A review of James Franco's story collection, Palo Alto, that I wrote for two.one.five magazine.



“Halloween,” the opening story in James Franco’s story collection Palo Alto, is told by a grown-up narrator who, in his sophomore year of high school, kills a woman because he drives drunk. In the end of the story, the narrator says he has since driven down the same street where the incident took place and his remembrance of the poor woman’s death is an afterthought. The narrator’s apathy is disturbing and, yet, it almost means nothing.

The narrator of “Halloween” is not conflicted about this childhood tragedy, and neither is there any conflict in the story.
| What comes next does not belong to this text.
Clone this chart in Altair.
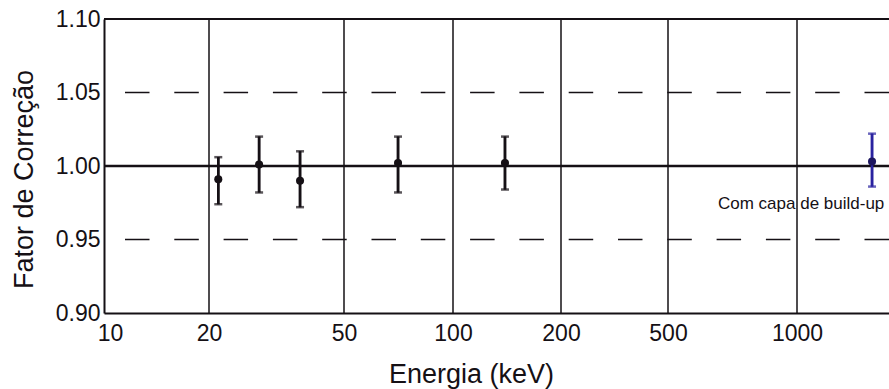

The narrator does mention some tension between him and his girlfriend, who he is driving to confront when the mystery woman is hit, but largely, the story slips through the reader’s mind with no great friction to make it stick. “Halloween” reads like a memory put to paper with the intention of writing the real story at some later date.

While Franco’s narrator is clearly years past his adolescent misdeed, his language is not. The composition of his sentences, most of which are loaded down with helping verbs, is sophomoric and fragmentary. The cadence of Franco’s words is abrupt, halting, jarring, and it feels, not like it was a conscious decision made by the writer, but more like simply bad writing. Too many of his sentences read like this: “His professor father had a great liquor cabinet.” Many of the adjectives are vague like “great” and “horrible.” Then there’s Franco’s line: “Ed was half Korean and half white because his mother was Korean and his dad was white from Gary, Indiana.” How perceptive.

The story is weighed down by a lot of unnecessary exposition – like when he writes paragraphs about Ed and Ed’s family while Ed has very little, at all, to do with the story. There are several pages spent on the dynamics of the narrator’s friendships while there are about two sentences that inform the reader that the narrator was on probation when he ran the librarian over. There is no explanation of why and it doesn’t really seem to play into the story – it’s a fairly tangential (at least in practice) revelation. If this story were written by a regular Joe, critics would deride these sequences as throat-clearing and suggest that the writer attend a few more classes at Columbia before publishing again.

In fact, were Franco not a celebrated actor, it’s hard to believe he would have gotten a book deal. The second story in Franco’s collection, “Lockheed,” is told in exactly the same voice as “Halloween” although the narrator of the second story is female. Even the best story in the collection, “April in Three Parts,” which is told in three disjointed sections, disappoints, although the third section of the story has great potential on its own.